Saturday, January 10, 2009

insert cop-out misc title here

Look how good I'm being, starting the new blogging year out with more posts than there have been days so far. Yes, I know that's counting posts about cats in costumes and organ repossession, but still. Cut me a break.

I just told you all about how I've got actual new books unread and a little pile of three Netflix envelopes and yet tonight, in between baking, I've been reading the interwebs again. As I said to my boss recently, I don't know how anyone could possibly ever be bored anymore, now that they've invented youtube. C'mon now. But, no, I was using my brain in a slightly--okay, very slightly--more taxing manner than looking at funny cat videos requires. (Just slightly, 'cause you know I worked all day, then went grocery shopping with the rest of the mental people who freak out at the s-word and need to buy twelve 2 liters of Coke and a pot roast in case it's the blizzard of '78 all over again. My brain is demanding I put a cool cloth on it.)

Where was I? Oh, yeah. What I Read Tonight.

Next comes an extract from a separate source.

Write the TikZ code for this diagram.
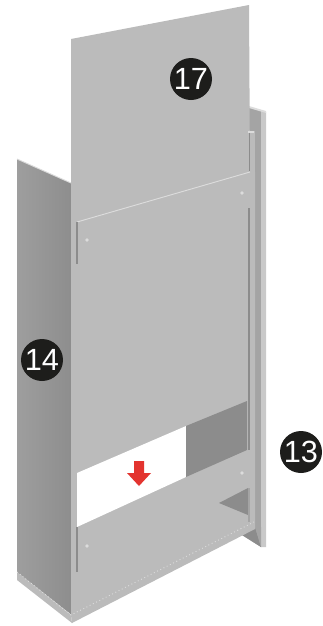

First, in a customer review of a design book I bought off Amazon--shut up, I will too read that, it'll have lots and lots of pictures, yo--the concept of "no-brow" (as opposed to high- or low-brow) design exemplified by your Ikea, Target, Pottery Barn merchandise, and coined by someone in the New York Times at some point. The principle being, I guess, that today everyone can have stuff in their house that's been designed by actual big name designers and/or very close knockoffs of the same, and you don't even need to try, you just need to go to the mall. Where it's all carefully merchandised for you, so you don't even need to try even less: just buy what they tell you goes together. So even if you have no taste and no sense of style at all, your home won't be a tack-fest. I'm sure the NYT was disapproving of this. Me, well, you know, the parts of my home that are at least semi-redecorated tend to look like a Pottery Barn and a Pier 1 met at an orgy, mated, and produced offspring with birth defects, so I don't mock being able to buy cute stuff at Tarzhay. Well, except for that Audrey Hepburn poster that every teenaged girl in America is required by law to place in her bedroom. Other than that, I'm down with the no-brow.

It's like back in the late 80s, early 90s, before Express turned into a teenage store, I bought 90% of my work clothes and 80% of my non-work clothes there, and so did an awful lot of other young to middle-aged women. This was exemplified by the day that a woman and her mom brought the woman's baby into my office for an appointment, and all three of us, me, the mother, and the grandmother, were wearing the same cotton mock-neck Express shirt, albeit in three different colors. My point being, if you bought something there, it was reasonably priced, not too shoddily made, and at least moderately fashionable and on trend. And you had a perfectly nice, good-looking garment that you were guaranteed to run into someone else you knew wearing. Just like now your neighbors have that same Ikea dining set or Target drapes you do. It's not unique, but does that make it *bad* for the average person? No. Get off your high horse, NYT.

So, what else did I read on the interwebs tonight? An actual article from the NYT (that Mr Indemnity didn't send me, shock! awe!). This one had nothing to do with design at all. It was by a woman who claims to have little to no sex drive and thinks sex is no fun at all and never really has for more than very brief periods of time. (She also has a husband she claims to love dearly, so I would ask you where the fairness in life is, but we've already established there is none. It's a cold, random universe of suckitude.) Anyway, I find this fascinating, at least as fascinating as acupuncture, lolcats, or Rate My Space.

What would my life be like if I'd never found sex any fun at all? I'd probably have won a Nobel Prize by now. Like in physics or biochemistry. Something really impressive, I mean, no wussy-ass Peace prize. The portion of my brain that I now allot to "sunset over the mountain foothills in spring" would have to be reallocated to something else, right?

Oh, who are we kidding? It'd have just been taken over by more cat video.